Au regard de l’ensemble de ces éléments, les entreprises bénéficient désormais d’un régime de protection énergique dans l’hypothèse d’un détournement de leurs secrets. Cette protection pourra être invoquée de façon autonome ou de façon complémentaire à la protection offerte par les droits de propriété industrielle. Il ne faut toutefois pas limiter l’impact de la réforme à cet aspect.

L’impact de la consécration de la protection des secrets d’affaires au-delà de la sphère de la propriété industrielle

Au regard des nombreuses similarités avec le droit de la propriété industrielle, il peut être tentant de cantonner la protection du secret des affaires aux litiges "voisins" des questions de contrefaçon. Une telle vision serait réductrice : comme cela a été détaillé plus haut, la définition du secret des affaires est large et couvre notamment les informations techniques, commerciales ou financières. Dès lors, les nouvelles règles ont vocation à s’appliquer à tous les litiges dans lesquelles des informations confidentielles doivent être échangées.

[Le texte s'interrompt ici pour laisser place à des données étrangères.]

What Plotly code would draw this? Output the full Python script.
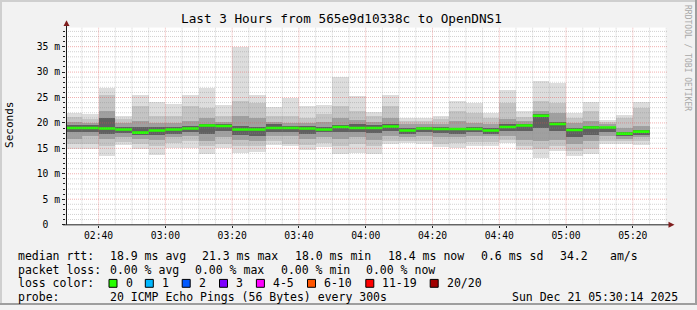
import pandas as pd
import plotly.graph_objects as go

W, H = 697, 310
FONT = "DejaVu Sans Mono"

# ---------------- data (ms), one value per 5-minute step ----------------
step_start = "2025-12-21 02:30:00"
n_steps = 35
median_rtt = [19.0, 19.0, 18.9, 18.7, 18.1, 18.5, 18.7, 18.9, 19.5, 19.4, 18.7, 18.7,
              19.0, 19.0, 18.9, 18.7, 19.2, 19.0, 19.0, 19.3, 18.5, 18.9, 18.8, 18.8,
              18.8, 18.5, 19.2, 19.5, 21.4, 19.8, 18.6, 19.1, 19.1, 17.9, 18.3]
rtt_min = [15.0, 15.0, 13.6, 15.8, 14.9, 13.7, 15.2, 15.2, 14.0, 15.2, 14.2, 14.4,
           15.8, 15.5, 14.8, 15.3, 14.0, 14.2, 14.0, 15.9, 16.1, 15.9, 15.3, 15.2,
           15.5, 15.5, 16.1, 14.7, 13.1, 14.5, 13.6, 13.9, 15.9, 15.9, 15.8]
rtt_max = [22.1, 21.9, 27.0, 21.5, 25.5, 24.3, 23.8, 25.6, 27.0, 23.7, 35.1, 25.6,
           23.3, 25.0, 23.4, 23.7, 29.1, 25.4, 22.3, 25.6, 21.0, 21.0, 21.4, 24.5,
           24.1, 22.0, 26.5, 22.4, 28.4, 27.9, 22.0, 24.3, 20.7, 21.7, 24.3]
band2_lo = [16.0, 16.0, 15.5, 16.3, 16.0, 15.5, 16.2, 16.5, 15.5, 16.0, 15.5, 15.5,
            16.5, 16.0, 15.8, 16.2, 15.5, 16.0, 15.5, 16.5, 16.6, 16.5, 16.0, 16.2,
            16.3, 16.3, 16.8, 15.5, 15.0, 15.5, 14.5, 15.0, 16.5, 16.5, 16.5]
band2_hi = [21.2, 20.8, 25.5, 20.8, 23.5, 21.5, 21.5, 23.5, 23.0, 21.5, 24.5, 24.0,
            21.5, 21.5, 21.0, 21.8, 23.5, 22.5, 21.5, 23.5, 20.5, 20.5, 20.8, 22.5,
            22.0, 21.0, 24.0, 21.3, 24.5, 24.0, 21.0, 22.5, 20.3, 21.0, 23.0]
band3_lo = [17.0, 17.5, 17.0, 17.3, 17.0, 16.8, 17.3, 17.5, 16.5, 17.3, 16.8, 16.5,
            17.5, 17.5, 17.0, 17.3, 17.0, 17.3, 16.8, 17.5, 17.3, 17.5, 17.3, 17.3,
            17.5, 17.5, 17.5, 16.8, 16.5, 16.8, 16.0, 16.5, 17.5, 17.0, 17.3]
band3_hi = [20.3, 20.0, 22.5, 20.0, 20.5, 20.0, 20.0, 20.5, 21.0, 20.3, 21.5, 21.0,
            20.3, 20.0, 20.0, 20.3, 21.0, 20.7, 20.3, 21.0, 19.8, 19.8, 19.8, 20.5,
            20.0, 19.8, 20.8, 20.5, 22.5, 22.0, 20.0, 20.5, 19.8, 19.0, 19.5]
band4_lo = [18.3, 18.4, 18.0, 18.2, 17.7, 17.8, 18.0, 18.3, 18.0, 18.5, 17.8, 17.5,
            18.3, 18.3, 18.0, 18.3, 18.3, 18.3, 18.2, 18.5, 18.0, 18.3, 18.2, 18.0,
            18.3, 18.0, 18.5, 18.5, 19.0, 18.5, 17.3, 17.8, 18.3, 17.5, 17.8]
band4_hi = [19.7, 19.6, 21.0, 19.3, 19.3, 19.2, 19.3, 19.5, 19.8, 19.8, 19.5, 19.3,
            19.8, 19.5, 19.4, 19.2, 19.7, 19.8, 19.6, 19.8, 19.0, 19.3, 19.3, 19.0,
            19.3, 19.0, 19.8, 19.8, 21.8, 20.3, 19.0, 19.5, 19.3, 18.3, 18.7]

y_tickvals = [0, 5, 10, 15, 20, 25, 30, 35]
y_ticktext = ["0\u00a0\u00a0", "5 m", "10 m", "15 m", "20 m", "25 m", "30 m", "35 m"]
x_ticktext = ["02:40", "03:00", "03:20", "03:40", "04:00", "04:20", "04:40", "05:00", "05:20"]

title_text = "Last 3 Hours from 565e9d10338c to OpenDNS1"
rtt_stats = ["18.9 ms avg", "21.3 ms max", "18.0 ms min", "18.4 ms now", "0.6 ms sd", "34.2", "am/s"]
loss_stats = ["0.00 % avg", "0.00 % max", "0.00 % min", "0.00 % now"]
loss_labels = ["0", "1", "2", "3", "4-5", "6-10", "11-19", "20/20"]
loss_colors = ["#26ff00", "#00b8ff", "#0059ff", "#7e00ff", "#ff00ff", "#ff5500", "#ff0000", "#a10000"]
probe_text = "20 ICMP Echo Pings (56 Bytes) every 300s"
stamp_text = "Sun Dec 21 05:30:14 2025"

range_start = pd.Timestamp("2025-12-21 02:30:14")
range_end = pd.Timestamp("2025-12-21 05:30:14")

# ---------------- helpers ----------------
def px(x):
    return x / W

def py(y):
    return 1 - y / H

starts = pd.date_range(step_start, periods=n_steps, freq="5min")
centers = starts + pd.Timedelta(minutes=2.5)
ends = starts + pd.Timedelta(minutes=5)
STEP_MS = 300000

fig = go.Figure()

bands = [(rtt_min, rtt_max, "#dddddd"),
         (band2_lo, band2_hi, "#c4c4c4"),
         (band3_lo, band3_hi, "#a0a0a0"),
         (band4_lo, band4_hi, "#606060")]
for lo, hi, col in bands:
    fig.add_trace(go.Bar(
        x=centers, y=[h - l for l, h in zip(lo, hi)], base=lo, width=STEP_MS,
        marker=dict(color=col, line=dict(width=0)), hoverinfo="skip", showlegend=False))

mx, my = [], []
for s, e, m in zip(starts, ends, median_rtt):
    mx += [s, e, None]
    my += [m, m, None]
fig.add_trace(go.Scatter(x=mx, y=my, mode="lines", line=dict(color=loss_colors[0], width=2.6),
                         hoverinfo="skip", showlegend=False))

Y_TOP = 38.76
X0, X1 = 66.0, 667.0
YB, YT = 228.3, 28.0

shapes = []
minor_grid = "rgba(143,143,143,0.40)"
major_grid = "rgba(222,79,79,0.45)"
for v in range(1, 39):
    shapes.append(dict(type="line", xref="x", yref="y", x0=range_start, x1=range_end, y0=v, y1=v,
                       line=dict(color=major_grid if v % 5 == 0 else minor_grid, width=1, dash="1px,1px"),
                       layer="above"))
grid_times = pd.date_range("2025-12-21 02:35:00", "2025-12-21 05:30:00", freq="5min")
for t in grid_times:
    major = (t.minute % 20 == 0)
    shapes.append(dict(type="line", xref="x", yref="y", x0=t, x1=t, y0=0, y1=Y_TOP,
                       line=dict(color=major_grid if major else minor_grid, width=1, dash="1px,1px"),
                       layer="above"))

# axes and arrows
AXIS = "#1f1f1f"
ARROW = "#801f1f"
shapes.append(dict(type="line", xref="paper", yref="paper", x0=px(66.5), x1=px(66.5), y0=py(228.5), y1=py(24),
                   line=dict(color=AXIS, width=1), layer="above"))
shapes.append(dict(type="line", xref="paper", yref="paper", x0=px(63), x1=px(670), y0=py(228.5), y1=py(228.5),
                   line=dict(color=AXIS, width=1), layer="above"))
shapes.append(dict(type="path", xref="paper", yref="paper",
                   path=f"M {px(63.5)} {py(26.5)} L {px(69.5)} {py(26.5)} L {px(66.5)} {py(20.5)} Z",
                   fillcolor=ARROW, line=dict(width=0), layer="above"))
shapes.append(dict(type="path", xref="paper", yref="paper",
                   path=f"M {px(668.5)} {py(225.5)} L {px(668.5)} {py(231.5)} L {px(674.5)} {py(228.5)} Z",
                   fillcolor=ARROW, line=dict(width=0), layer="above"))

# frame
SHADE_A, SHADE_B = "#cfcfcf", "#9e9e9e"
shapes += [
    dict(type="rect", xref="paper", yref="paper", x0=0, x1=1, y0=py(2), y1=1, fillcolor=SHADE_A, line=dict(width=0), layer="below"),
    dict(type="rect", xref="paper", yref="paper", x0=0, x1=px(2), y0=0, y1=1, fillcolor=SHADE_A, line=dict(width=0), layer="below"),
    dict(type="rect", xref="paper", yref="paper", x0=0, x1=1, y0=0, y1=py(308), fillcolor=SHADE_B, line=dict(width=0), layer="below"),
    dict(type="rect", xref="paper", yref="paper", x0=px(695), x1=1, y0=0, y1=1, fillcolor=SHADE_B, line=dict(width=0), layer="below"),
]

L1, L2, L3, L4 = 260, 274, 288, 302

# loss colour boxes
box_x = [109, 145.3, 182.2, 219.5, 256.4, 307.5, 365.8, 430.2]
for bx, col in zip(box_x, loss_colors):
    shapes.append(dict(type="rect", xref="paper", yref="paper", x0=px(bx), x1=px(bx + 8),
                       y0=py(L3 + 4), y1=py(L3 - 4), fillcolor=col, line=dict(color="#000000", width=1)))

ann = []
def text(x, y, s, size=11.5, anchor="left", color="#000000", angle=0):
    ann.append(dict(x=px(x), y=py(y), xref="paper", yref="paper", text=s, showarrow=False,
                    xanchor=anchor, yanchor="middle", textangle=angle,
                    font=dict(family=FONT, size=size, color=color)))

text(341, 19, title_text, size=12.7, anchor="center")
text(10, 127, "Seconds", size=11, anchor="center", angle=-90)
text(688, 59, "RRDTOOL / TOBI OETIKER", size=8, anchor="center", color="#a8a8a8", angle=90)

text(16, L1, "median rtt:")
for x, s in zip([107.6, 200.2, 292.8, 386.2, 479.0, 557.8, 607.6], rtt_stats):
    text(x, L1, s)
text(16, L2, "packet loss:")
for x, s in zip([107.6, 193.1, 278.6, 364.2], loss_stats):
    text(x, L2, s)
text(16, L3, "loss color:")
for bx, s in zip(box_x, loss_labels):
    text(bx + 14.5, L3, s)
text(16, L4, "probe:")
text(107.6, L4, probe_text)
text(680, L4, stamp_text, anchor="right")

fig.update_layout(
    width=W, height=H, margin=dict(l=0, r=0, t=0, b=0),
    paper_bgcolor="#f2f2f2", plot_bgcolor="#ffffff",
    barmode="overlay", bargap=0, showlegend=False,
    shapes=shapes, annotations=ann,
    xaxis=dict(type="date", domain=[px(X0), px(X1)], range=[range_start, range_end],
               tickvals=pd.date_range("2025-12-21 02:40", periods=len(x_ticktext), freq="20min"),
               ticktext=x_ticktext, showgrid=False, zeroline=False, showline=False,
               ticks="outside", ticklen=2, tickcolor=AXIS,
               tickfont=dict(family=FONT, size=9.7, color="#000000"), fixedrange=True),
    yaxis=dict(domain=[py(YB), py(YT)], range=[0, Y_TOP], tickvals=y_tickvals, ticktext=y_ticktext,
               showgrid=False, zeroline=False, showline=False,
               ticks="outside", ticklen=3, tickcolor=AXIS,
               minor=dict(dtick=1, ticks="outside", ticklen=2, tickcolor=AXIS, showgrid=False),
               tickfont=dict(family=FONT, size=9.7, color="#000000"), fixedrange=True),
)

fig.write_html("out.html")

Cela dépasse largement les procédures où la protection du secret des affaires est traitée de manière habituelle par les juges, à savoir les contentieux de propriété industrielle et de concurrence. La liste est difficile établir tant il est fréquent que des informations sensibles soient au cœur d’un litige. Sans viser à l’exhaustivité, on peut notamment penser : 

  • aux contentieux avec d’anciens salariés qui ont rejoint une entreprise concurrente ou qui ont créé une entreprise concurrente ;
  • aux litiges apparaissant à la suite d’une acquisition d’entreprise : par exemple, les contestations relatives à l’application d’une clause de non-concurrence qui impliquent d’obtenir des informations sur l’activité du concurrent ;
  • aux litiges entre d’anciens partenaires commerciaux, agents, franchisés, distributeurs, etc. ;
  • aux litiges fiscaux bancaires et financiers, notamment ceux qui impliquent des perquisitions.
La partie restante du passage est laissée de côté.